Meno spesa più ricerca del risparmio, ma in discesa il potere di acquisto. Quasi un italiano su due, il 49%, ha deciso di tagliare la spesa per far fronte all’aumento record dei prezzi trascinato dai rincari energetici e dagli effetti della guerra in Ucraina. È quanto emerge dai risultati di un sondaggio della Coldiretti
diffuso in occasione dei dati Istat sull’inflazione a marzo 2022 di quali si evidenzia un aumento medio del 5,8% per i generi alimentari.
Prezzi e inflazione
A causa delle fiammate inflazionistiche un altro 13% di italiani dichiara di aver ridotto la qualità degli acquisti, costretto ad orientarsi verso prodotti low cost per arrivare a fine mese, mentre un
38% di cittadini non ha modificato le abitudini di spesa. “A crescere sono anche i costi per il menu tradizionale di Pasqua con rincari”, sottolinea la Coldiretti, “dal 4,5% per le uova al +4,9% per la carne di
agnello mentre al ristorante i conti sono in aumento del 3,6% ed i servizi di alloggio in alberghi e pensioni del +9,3%, per chi coglierà l’occasione per qualche giorno di vacanza”.
Olio di semi prezzi record
In vetta alla classifica degli aumenti con un +23,3% ci sono gli oli di semi, soprattutto quello di girasole, evidenzia Coldiretti, che risente del conflitto in Ucraina che è uno dei principali produttori e ha dovuto
interrompere le spedizioni causa della guerra, mentre al secondo posto c’è la verdura fresca, con i prezzi in salita del 17,8%, di poco davanti al burro (+17,4%).
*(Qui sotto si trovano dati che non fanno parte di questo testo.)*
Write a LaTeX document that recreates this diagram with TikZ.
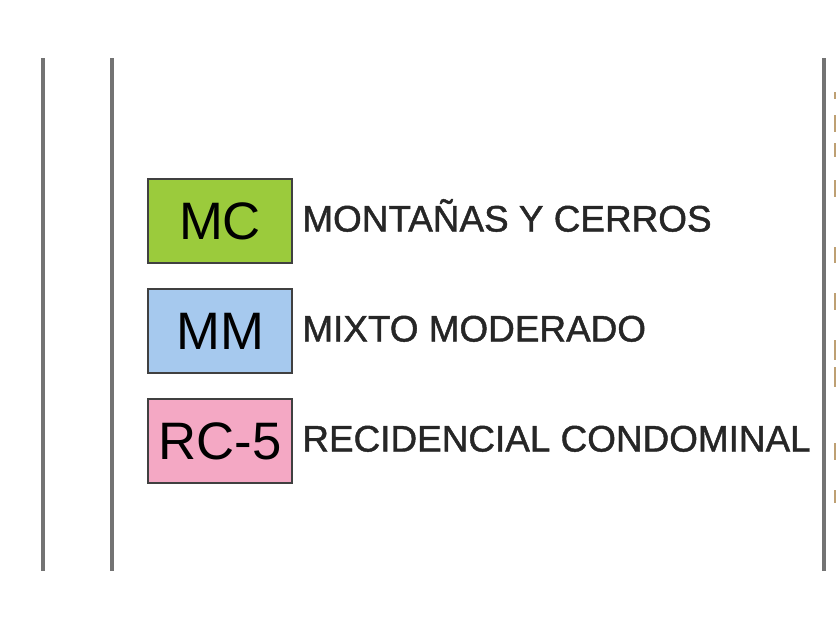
\documentclass[tikz,border=0pt]{standalone}
\usepackage{fontspec}
\setmainfont{Liberation Sans}
\newfontfamily\heavyfont{Liberation Sans}[RawFeature={embolden=1.2}]
\usetikzlibrary{positioning}
\definecolor{mcgreen}{RGB}{155,203,60}
\definecolor{mmblue}{RGB}{166,201,238}
\definecolor{rcpink}{RGB}{244,168,196}
\definecolor{rimcol}{RGB}{190,160,115}
\begin{document}
\begin{tikzpicture}[x=0.02cm,y=-0.02cm,
  codebox/.style={draw=black!75,line width=1.2pt,minimum width=2.88cm,
    minimum height=1.68cm,inner sep=0pt,font=\fontsize{30}{36}\selectfont},
  desc/.style={anchor=base west,inner sep=0pt,text=black!85,
    font=\heavyfont\fontsize{21}{25}\selectfont}]
  \useasboundingbox (0,0) rectangle (840,630);
  % frame lines
  \foreach \x [count=\i] in {43,112,824} {
    \coordinate (top\i) at (\x,58);
    \coordinate (bot\i) at (\x,571);
    \draw[black!55,line width=1.9pt] (top\i) -- (bot\i);
  }
  % cut-off letters right of the frame
  \foreach \a/\b in {92/99,115/132,143/157,180/197,247/263,293/310,340/360,367/387,443/460,490/503} {
    \draw[rimcol,line width=1pt] (835,\a) -- (835,\b);
  }
  % legend
  \foreach \c/\col/\t [count=\i] in {MC/mcgreen/MONTAÑAS Y CERROS,
      MM/mmblue/MIXTO MODERADO, RC-5/rcpink/RECIDENCIAL CONDOMINAL} {
    \node[codebox,fill=\col] (code\i) at (220,111+110*\i) {\c};
    \node[desc] (desc\i) at (302,121.5+110*\i) {\t};
  }
\end{tikzpicture}
\end{document}
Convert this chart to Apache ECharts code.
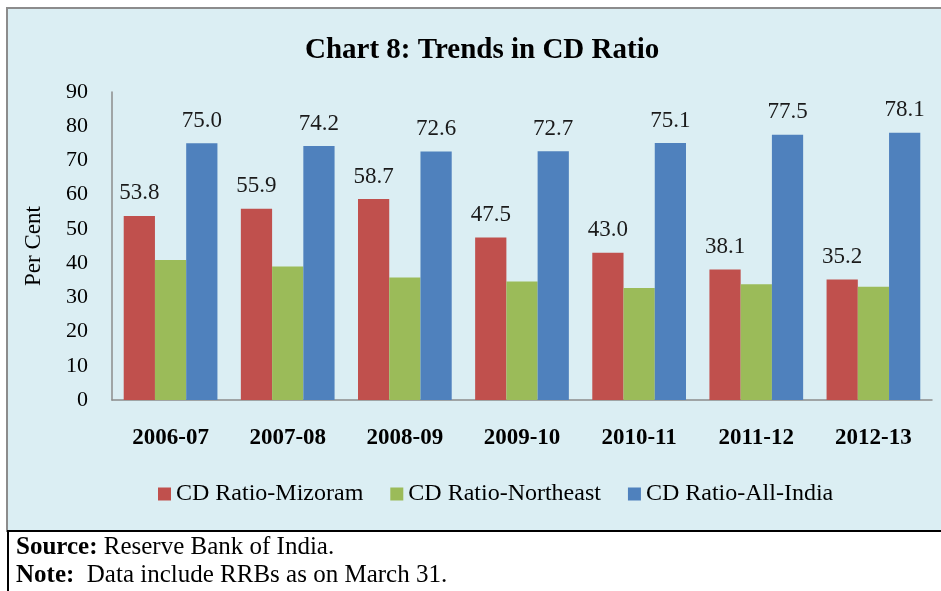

Rincari a doppia cifra anche per la pasta (+13%) con
la corsa agli acquisti nei supermercati per fare scorte, così come per frutti di mare (+10,8%) e farina (+10%). A seguire nella graduatoria degli aumenti, carne di pollo (+8,4%), frutta fresca (+8,2%), pesce
fresco (+7,6%), con i gelati (+6,2%) a chiudere la top ten, dalla quale esce invece il pane, pur se in aumento del 5,8%.
Costi per gli agricoltori
Se i prezzi per le famiglie corrono, spinte dal caro energia e dalla guerra, l’aumento dei costi colpisce duramente, precisa la Coldiretti, “l’intera filiera agroalimentare, con i compensi riconosciuti agli
agricoltori e agli allevatori che non riescono ormai neanche a coprire i costi di produzione. Più di 1 azienda agricola su 10 (11%) è in una situazione così critica da portare alla cessazione dell’attività ma ben
circa 1/3 del totale nazionale (30%) si trova comunque costretta in questo momento a lavorare in una condizione di reddito negativo per effetto dell’aumento dei costi di produzione”.
Uno Tsunami aumenti
Nelle campagne, secondo l’indagine della Coldiretti, si registrano aumenti dei costi che vanno dal +170% dei concimi al +90% dei mangimi al +129% per il gasolio con incrementi dei costi correnti di oltre 15.700
euro in media ma con punte oltre 47mila euro per le stalle da latte e picchi fino a 99mila euro per gli allevamenti di polli, secondo lo studio del Crea.
In balia delle speculazioni
Ad essere più penalizzati con i maggiori incrementi percentuali dei costi correnti, elenca la Coldiretti, sono proprio le coltivazioni di cereali, dal grano al mais, che servono al Paese a causa dell’esplosione
della spesa di gasolio, concimi e sementi e “l’incertezza sui prezzi di vendita con le quotazioni in balia delle speculazioni di mercato”. In difficoltà serre e vivai per la produzione di piante, fiori, ma anche
verdura e ortaggi seguiti dalle stalle da latte.
Intervenire prima del crollo
Per la Coldiretti è necessario intervenire con rapida perché il caro energia ed i costi di produzione hanno già messo in gravi difficoltà le aziende.
“Servono interventi immediati per salvare aziende e stalle e strutturali per programmare il futuro” afferma il presidente della Coldiretti Ettore Prandini nel sottolineare che “occorre lavorare da subito per accordi di
filiera tra imprese agricole ed industriali con precisi obiettivi qualitativi e quantitativi e prezzi equi che non scendano mai sotto i costi di produzione come prevede la nuova legge di contrasto alle
pratiche sleali e alle speculazioni”.